§ **What the task asks**:
Can you output the material exactly as written, minus any pictures it holds?

▶

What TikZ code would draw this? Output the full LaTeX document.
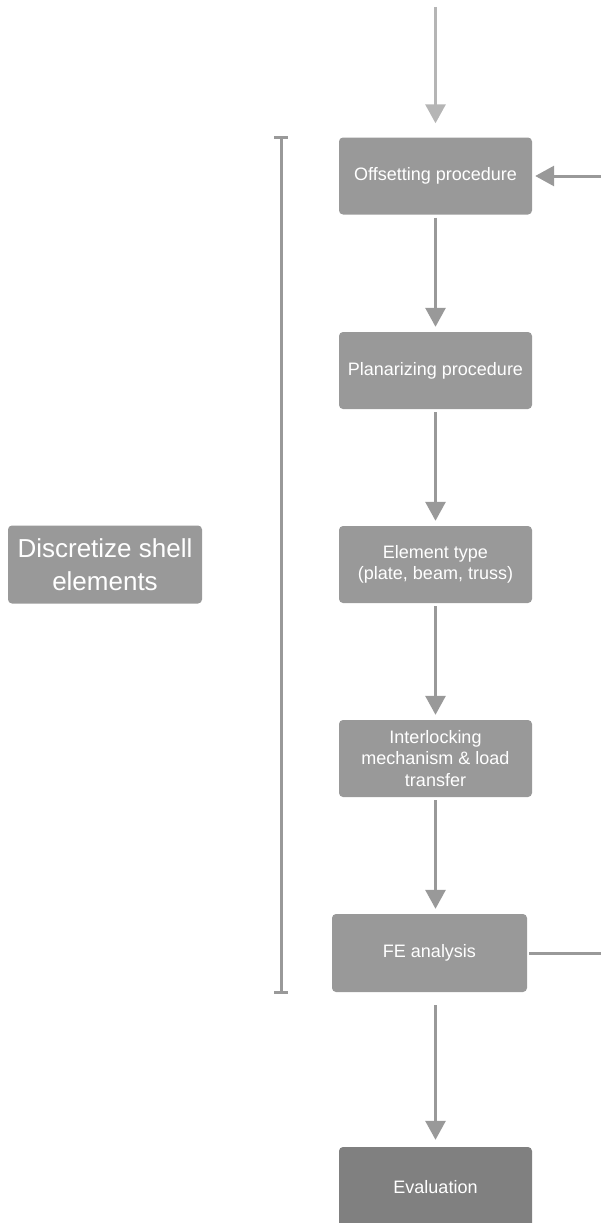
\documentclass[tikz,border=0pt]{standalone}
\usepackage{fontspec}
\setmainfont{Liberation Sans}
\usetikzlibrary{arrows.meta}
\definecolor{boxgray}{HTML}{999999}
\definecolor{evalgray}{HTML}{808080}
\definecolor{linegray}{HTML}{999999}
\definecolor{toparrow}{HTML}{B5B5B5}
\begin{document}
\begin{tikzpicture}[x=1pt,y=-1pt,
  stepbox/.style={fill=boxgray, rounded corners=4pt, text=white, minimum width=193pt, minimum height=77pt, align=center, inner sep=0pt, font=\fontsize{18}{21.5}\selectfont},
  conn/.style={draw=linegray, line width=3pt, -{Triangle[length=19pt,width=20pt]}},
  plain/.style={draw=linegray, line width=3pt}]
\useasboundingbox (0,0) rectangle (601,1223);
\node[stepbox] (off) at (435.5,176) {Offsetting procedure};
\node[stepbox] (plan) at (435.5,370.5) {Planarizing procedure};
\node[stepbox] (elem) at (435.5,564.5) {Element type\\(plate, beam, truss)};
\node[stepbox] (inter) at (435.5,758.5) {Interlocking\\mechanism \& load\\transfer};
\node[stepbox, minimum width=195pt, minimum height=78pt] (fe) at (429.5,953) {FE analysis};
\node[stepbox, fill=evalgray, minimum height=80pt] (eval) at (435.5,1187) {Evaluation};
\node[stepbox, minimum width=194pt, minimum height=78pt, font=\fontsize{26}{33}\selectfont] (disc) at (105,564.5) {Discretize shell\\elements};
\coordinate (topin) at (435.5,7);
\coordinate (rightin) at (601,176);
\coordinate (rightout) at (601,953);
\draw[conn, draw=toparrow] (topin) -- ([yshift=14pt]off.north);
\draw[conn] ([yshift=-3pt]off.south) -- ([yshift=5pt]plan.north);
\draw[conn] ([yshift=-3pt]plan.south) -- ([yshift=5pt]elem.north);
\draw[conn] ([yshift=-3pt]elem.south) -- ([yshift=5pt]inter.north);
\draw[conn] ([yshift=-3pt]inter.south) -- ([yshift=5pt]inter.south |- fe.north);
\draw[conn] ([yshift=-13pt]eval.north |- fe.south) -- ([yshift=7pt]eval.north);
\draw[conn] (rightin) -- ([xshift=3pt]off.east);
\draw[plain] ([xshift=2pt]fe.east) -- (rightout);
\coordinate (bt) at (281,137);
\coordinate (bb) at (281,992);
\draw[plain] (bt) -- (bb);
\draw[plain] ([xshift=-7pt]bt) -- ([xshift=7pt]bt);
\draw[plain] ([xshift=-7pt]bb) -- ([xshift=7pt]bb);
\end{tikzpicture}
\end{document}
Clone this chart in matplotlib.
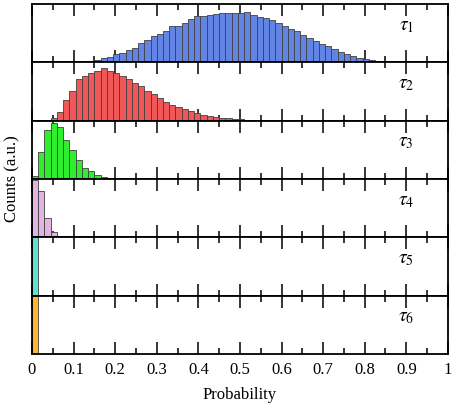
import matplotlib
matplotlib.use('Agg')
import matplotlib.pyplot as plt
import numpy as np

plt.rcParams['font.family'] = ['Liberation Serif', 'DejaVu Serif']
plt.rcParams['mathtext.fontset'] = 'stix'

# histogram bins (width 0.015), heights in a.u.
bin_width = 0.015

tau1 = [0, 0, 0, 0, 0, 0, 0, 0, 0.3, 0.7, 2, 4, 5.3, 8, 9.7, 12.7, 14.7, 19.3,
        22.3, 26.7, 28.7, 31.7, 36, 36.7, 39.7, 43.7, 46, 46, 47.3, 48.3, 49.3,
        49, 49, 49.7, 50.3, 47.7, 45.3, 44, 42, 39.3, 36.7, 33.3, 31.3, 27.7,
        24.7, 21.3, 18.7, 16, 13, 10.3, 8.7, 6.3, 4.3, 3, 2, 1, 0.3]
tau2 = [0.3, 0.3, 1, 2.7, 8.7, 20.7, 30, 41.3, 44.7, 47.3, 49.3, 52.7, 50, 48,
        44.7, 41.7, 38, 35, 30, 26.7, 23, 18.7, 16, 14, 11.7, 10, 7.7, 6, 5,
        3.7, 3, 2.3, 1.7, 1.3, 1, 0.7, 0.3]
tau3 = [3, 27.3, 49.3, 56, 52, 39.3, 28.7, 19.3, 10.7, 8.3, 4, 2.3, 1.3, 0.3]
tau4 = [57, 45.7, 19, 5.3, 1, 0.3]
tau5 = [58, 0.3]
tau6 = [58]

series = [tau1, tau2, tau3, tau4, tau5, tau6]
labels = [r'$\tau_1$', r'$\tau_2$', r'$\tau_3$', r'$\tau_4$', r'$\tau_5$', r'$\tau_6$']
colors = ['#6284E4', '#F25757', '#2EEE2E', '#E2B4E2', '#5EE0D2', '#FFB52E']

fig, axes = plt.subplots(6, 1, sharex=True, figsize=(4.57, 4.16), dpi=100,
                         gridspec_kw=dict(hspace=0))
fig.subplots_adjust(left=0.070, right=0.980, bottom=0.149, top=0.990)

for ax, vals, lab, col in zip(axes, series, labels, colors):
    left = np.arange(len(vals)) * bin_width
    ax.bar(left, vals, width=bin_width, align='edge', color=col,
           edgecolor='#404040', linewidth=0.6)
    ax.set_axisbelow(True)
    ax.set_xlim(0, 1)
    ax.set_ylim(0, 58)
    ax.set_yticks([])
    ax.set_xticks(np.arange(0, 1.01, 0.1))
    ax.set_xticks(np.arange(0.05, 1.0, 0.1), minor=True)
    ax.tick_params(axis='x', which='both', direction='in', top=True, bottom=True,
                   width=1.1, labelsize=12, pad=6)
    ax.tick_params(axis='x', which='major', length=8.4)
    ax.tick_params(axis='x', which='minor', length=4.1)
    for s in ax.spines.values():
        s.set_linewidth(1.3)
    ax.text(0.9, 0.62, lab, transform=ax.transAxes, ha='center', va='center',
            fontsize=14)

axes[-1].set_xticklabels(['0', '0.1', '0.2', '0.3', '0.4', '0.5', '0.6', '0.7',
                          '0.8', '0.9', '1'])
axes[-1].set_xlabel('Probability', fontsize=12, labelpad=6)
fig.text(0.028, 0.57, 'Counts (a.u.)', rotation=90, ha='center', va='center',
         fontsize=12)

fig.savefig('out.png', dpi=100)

◀

§ **Answer**:
What TikZ code would draw this? Output the full LaTeX document.
\documentclass[tikz,border=0pt]{standalone}
\usepackage{fontspec}
\setmainfont{Liberation Sans}
\usetikzlibrary{arrows.meta}
\definecolor{boxgray}{HTML}{999999}
\definecolor{evalgray}{HTML}{808080}
\definecolor{linegray}{HTML}{999999}
\definecolor{toparrow}{HTML}{B5B5B5}
\begin{document}
\begin{tikzpicture}[x=1pt,y=-1pt,
  stepbox/.style={fill=boxgray, rounded corners=4pt, text=white, minimum width=193pt, minimum height=77pt, align=center, inner sep=0pt, font=\fontsize{18}{21.5}\selectfont},
  conn/.style={draw=linegray, line width=3pt, -{Triangle[length=19pt,width=20pt]}},
  plain/.style={draw=linegray, line width=3pt}]
\useasboundingbox (0,0) rectangle (601,1223);
\node[stepbox] (off) at (435.5,176) {Offsetting procedure};
\node[stepbox] (plan) at (435.5,370.5) {Planarizing procedure};
\node[stepbox] (elem) at (435.5,564.5) {Element type\\(plate, beam, truss)};
\node[stepbox] (inter) at (435.5,758.5) {Interlocking\\mechanism \& load\\transfer};
\node[stepbox, minimum width=195pt, minimum height=78pt] (fe) at (429.5,953) {FE analysis};
\node[stepbox, fill=evalgray, minimum height=80pt] (eval) at (435.5,1187) {Evaluation};
\node[stepbox, minimum width=194pt, minimum height=78pt, font=\fontsize{26}{33}\selectfont] (disc) at (105,564.5) {Discretize shell\\elements};
\coordinate (topin) at (435.5,7);
\coordinate (rightin) at (601,176);
\coordinate (rightout) at (601,953);
\draw[conn, draw=toparrow] (topin) -- ([yshift=14pt]off.north);
\draw[conn] ([yshift=-3pt]off.south) -- ([yshift=5pt]plan.north);
\draw[conn] ([yshift=-3pt]plan.south) -- ([yshift=5pt]elem.north);
\draw[conn] ([yshift=-3pt]elem.south) -- ([yshift=5pt]inter.north);
\draw[conn] ([yshift=-3pt]inter.south) -- ([yshift=5pt]inter.south |- fe.north);
\draw[conn] ([yshift=-13pt]eval.north |- fe.south) -- ([yshift=7pt]eval.north);
\draw[conn] (rightin) -- ([xshift=3pt]off.east);
\draw[plain] ([xshift=2pt]fe.east) -- (rightout);
\coordinate (bt) at (281,137);
\coordinate (bb) at (281,992);
\draw[plain] (bt) -- (bb);
\draw[plain] ([xshift=-7pt]bt) -- ([xshift=7pt]bt);
\draw[plain] ([xshift=-7pt]bb) -- ([xshift=7pt]bb);
\end{tikzpicture}
\end{document}
Clone this chart in matplotlib.
import matplotlib
matplotlib.use('Agg')
import matplotlib.pyplot as plt
import numpy as np

plt.rcParams['font.family'] = ['Liberation Serif', 'DejaVu Serif']
plt.rcParams['mathtext.fontset'] = 'stix'

# histogram bins (width 0.015), heights in a.u.
bin_width = 0.015

tau1 = [0, 0, 0, 0, 0, 0, 0, 0, 0.3, 0.7, 2, 4, 5.3, 8, 9.7, 12.7, 14.7, 19.3,
        22.3, 26.7, 28.7, 31.7, 36, 36.7, 39.7, 43.7, 46, 46, 47.3, 48.3, 49.3,
        49, 49, 49.7, 50.3, 47.7, 45.3, 44, 42, 39.3, 36.7, 33.3, 31.3, 27.7,
        24.7, 21.3, 18.7, 16, 13, 10.3, 8.7, 6.3, 4.3, 3, 2, 1, 0.3]
tau2 = [0.3, 0.3, 1, 2.7, 8.7, 20.7, 30, 41.3, 44.7, 47.3, 49.3, 52.7, 50, 48,
        44.7, 41.7, 38, 35, 30, 26.7, 23, 18.7, 16, 14, 11.7, 10, 7.7, 6, 5,
        3.7, 3, 2.3, 1.7, 1.3, 1, 0.7, 0.3]
tau3 = [3, 27.3, 49.3, 56, 52, 39.3, 28.7, 19.3, 10.7, 8.3, 4, 2.3, 1.3, 0.3]
tau4 = [57, 45.7, 19, 5.3, 1, 0.3]
tau5 = [58, 0.3]
tau6 = [58]

series = [tau1, tau2, tau3, tau4, tau5, tau6]
labels = [r'$\tau_1$', r'$\tau_2$', r'$\tau_3$', r'$\tau_4$', r'$\tau_5$', r'$\tau_6$']
colors = ['#6284E4', '#F25757', '#2EEE2E', '#E2B4E2', '#5EE0D2', '#FFB52E']

fig, axes = plt.subplots(6, 1, sharex=True, figsize=(4.57, 4.16), dpi=100,
                         gridspec_kw=dict(hspace=0))
fig.subplots_adjust(left=0.070, right=0.980, bottom=0.149, top=0.990)

for ax, vals, lab, col in zip(axes, series, labels, colors):
    left = np.arange(len(vals)) * bin_width
    ax.bar(left, vals, width=bin_width, align='edge', color=col,
           edgecolor='#404040', linewidth=0.6)
    ax.set_axisbelow(True)
    ax.set_xlim(0, 1)
    ax.set_ylim(0, 58)
    ax.set_yticks([])
    ax.set_xticks(np.arange(0, 1.01, 0.1))
    ax.set_xticks(np.arange(0.05, 1.0, 0.1), minor=True)
    ax.tick_params(axis='x', which='both', direction='in', top=True, bottom=True,
                   width=1.1, labelsize=12, pad=6)
    ax.tick_params(axis='x', which='major', length=8.4)
    ax.tick_params(axis='x', which='minor', length=4.1)
    for s in ax.spines.values():
        s.set_linewidth(1.3)
    ax.text(0.9, 0.62, lab, transform=ax.transAxes, ha='center', va='center',
            fontsize=14)

axes[-1].set_xticklabels(['0', '0.1', '0.2', '0.3', '0.4', '0.5', '0.6', '0.7',
                          '0.8', '0.9', '1'])
axes[-1].set_xlabel('Probability', fontsize=12, labelpad=6)
fig.text(0.028, 0.57, 'Counts (a.u.)', rotation=90, ha='center', va='center',
         fontsize=12)

fig.savefig('out.png', dpi=100)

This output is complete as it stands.